After college, having worked a few years in admin and marketing, I was itching for more, for something creative. I applied to The Portfolio Center, an advertising school which, true to its name, required a portfolio to get in so you could then develop a real one. I savored the hours I spent creating mock ads, and much to my surprise and delight, I got in. A few months later, juggling full-time school, a full-time job and the full-time work of caring for my aging parents, I was overwhelmed and needed to drop something. I chose school before giving myself enough time to hone what I’d later realize was a budding talent. If I’ve learned nothing else, I’ve learned this: Don’t cut out the fun stuff, the things that get you thinking, the stuff that brings you to life. You’ve got a lifetime to handle responsibilities, but it’s your job to infuse your life with life.
If money or time or circumstances were no object, what would you do? I asked my niece this question and her answer surprised me. It turns out she loves making furniture, and her boyfriend has given her tools to support this hobby, and also she’s found a course to learn more. I could hear her excitement as she came alive describing what she loves, but less so when I asked about her day job. This question can reveal telling things if you ask yourself, especially if you move in that direction at whatever pace you can muster.
Don’t cut out the fun stuff, the things that get you thinking, the stuff that brings you to life.
What if I’d kept writing ads or singing or taking more risks? What if I started now? Why have I allowed hesitation and trepidation to be my guides instead of fascination and exhilaration? I’ve taken personality and career tests to uncover what I might be naturally good at or with which careers my interests align, and the results haven’t propelled me in any one direction. A test isn’t going to fire me up, but letting my curiosity wander and refusing to let anyone, myself included, stamp it out or push me back in between those damn lines, very well might. That time my friend’s mom spent in her sunroom, quietly reading or sitting or creating art, is sacred. It’s not finding the time, it’s making the time to slow down so you can notice new paths to explore.
Why have I allowed hesitation and trepidation to be my guides instead of fascination and exhilaration?
I haven’t spent nearly enough time looking and listening and far too much of it coloring inside the lines, creating very little. I do still have a couple of clay pots I made in high school, and one of them cracked in the kiln from that day I forgot to wrap it. Other than it’s ruddy glaze, I think that mistake is what I love best. I also made a beautifully shaped coil pot, and glazed it a cream color, painting its rim a pretty blue. Later I added Sharpie chevrons around its edge, a junior high school choice I wouldn’t repeat today, but I love that 8th grade girl trying something, marker chevrons and all.

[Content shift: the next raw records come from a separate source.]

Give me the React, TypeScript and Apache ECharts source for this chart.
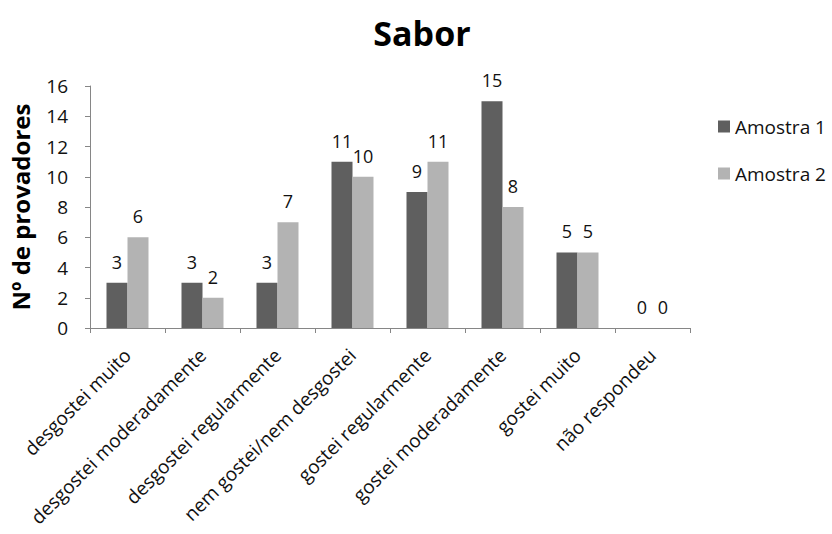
import React, { useEffect, useRef } from "react";
import * as echarts from "echarts";

const categories = [
  "desgostei muito",
  "desgostei moderadamente",
  "desgostei regularmente",
  "nem gostei/nem desgostei",
  "gostei regularmente",
  "gostei moderadamente",
  "gostei muito",
  "não respondeu",
];
const amostra1 = [3, 3, 3, 11, 9, 15, 5, 0];
const amostra2 = [6, 2, 7, 10, 11, 8, 5, 0];
const seriesNames = ["Amostra 1", "Amostra 2"];
const colors = ["#5f5f5f", "#b3b3b3"];

const FONT = "'Open Sans', 'DejaVu Sans', sans-serif";

export default function App() {
  const ref = useRef<HTMLDivElement>(null);
  useEffect(() => {
    if (!ref.current) return;
    const chart = echarts.init(ref.current, undefined, { renderer: "svg" });
    const labelStyle = {
      show: true,
      position: "top" as const,
      distance: 12,
      color: "#111",
      fontSize: 18,
      fontFamily: FONT,
    };
    chart.setOption({
      animation: false,
      backgroundColor: "#fff",
      title: {
        text: "Sabor",
        left: 417,
        top: 11,
        textAlign: "center",
        textStyle: { fontSize: 34, fontWeight: "bold", color: "#000", fontFamily: FONT },
      },
      legend: {
        orient: "vertical",
        left: 713,
        top: 112,
        itemWidth: 12,
        itemHeight: 12,
        itemGap: 28,
        icon: "rect",
        textStyle: { fontSize: 19, color: "#111", fontFamily: FONT },
        data: seriesNames,
      },
      grid: {
        left: 90,
        right: 142,
        top: 86,
        bottom: 206,
        containLabel: false,
        outerBoundsMode: "none",
      },
      xAxis: {
        type: "category",
        data: categories,
        axisLine: { lineStyle: { color: "#868686" } },
        axisTick: { show: true, alignWithLabel: false, length: 5, lineStyle: { color: "#868686" } },
        axisLabel: {
          rotate: 45,
          interval: 0,
          fontSize: 19,
          color: "#111",
          fontFamily: FONT,
          margin: 24,
        },
      },
      yAxis: {
        type: "value",
        min: 0,
        max: 16,
        interval: 2,
        name: "Nº de provadores",
        nameLocation: "middle",
        nameGap: 58,
        nameTextStyle: { fontSize: 24, fontWeight: "bold", color: "#000", fontFamily: FONT },
        axisLine: { show: true, lineStyle: { color: "#868686" } },
        axisTick: { show: true, length: 5, lineStyle: { color: "#868686" } },
        splitLine: { show: false },
        axisLabel: { fontSize: 19, color: "#111", fontFamily: FONT, margin: 22 },
      },
      series: [
        {
          name: seriesNames[0],
          type: "bar",
          data: amostra1,
          itemStyle: { color: colors[0] },
          barGap: "0%",
          barCategoryGap: "44%",
          label: labelStyle,
        },
        {
          name: seriesNames[1],
          type: "bar",
          data: amostra2,
          itemStyle: { color: colors[1] },
          barGap: "0%",
          barCategoryGap: "44%",
          label: labelStyle,
        },
      ],
    });
    return () => chart.dispose();
  }, []);
  return (
    <div
      ref={ref}
      style={{ position: "absolute", left: 0, top: 0, width: 832, height: 534 }}
    />
  );
}
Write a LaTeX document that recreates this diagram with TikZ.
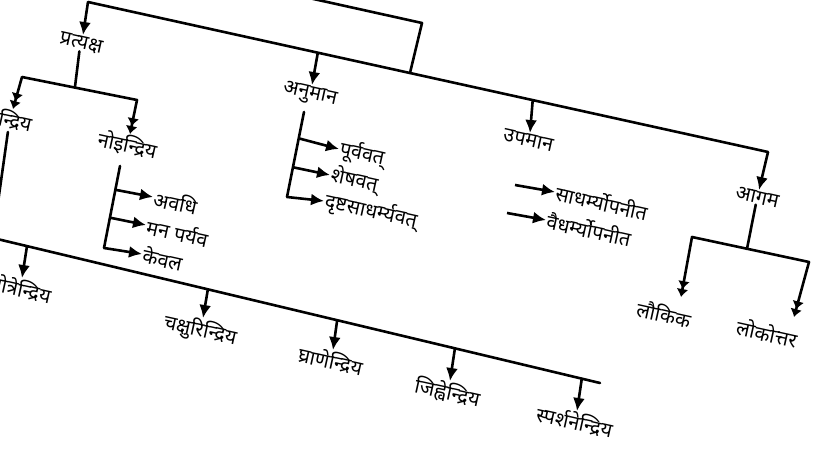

It’s not finding, it’s making the time to slow down and notice new paths to explore.
It’s not the mess, it’s the exploration. It’s not the mistake of coloring outside the lines, but trying to play with colors in the first place, and seeing what happens. Because something always happens. We can either encourage it or we can suppress it, but if we accept the rules as the Rule, we can’t expect to discover something new about ourselves, our world and even more important, what we might be capable of. If the mess distracts or derails us, we are completely missing the point. Lift the brakes, sing, dance, paint, let it out. Because that song? It’s gonna be sweet.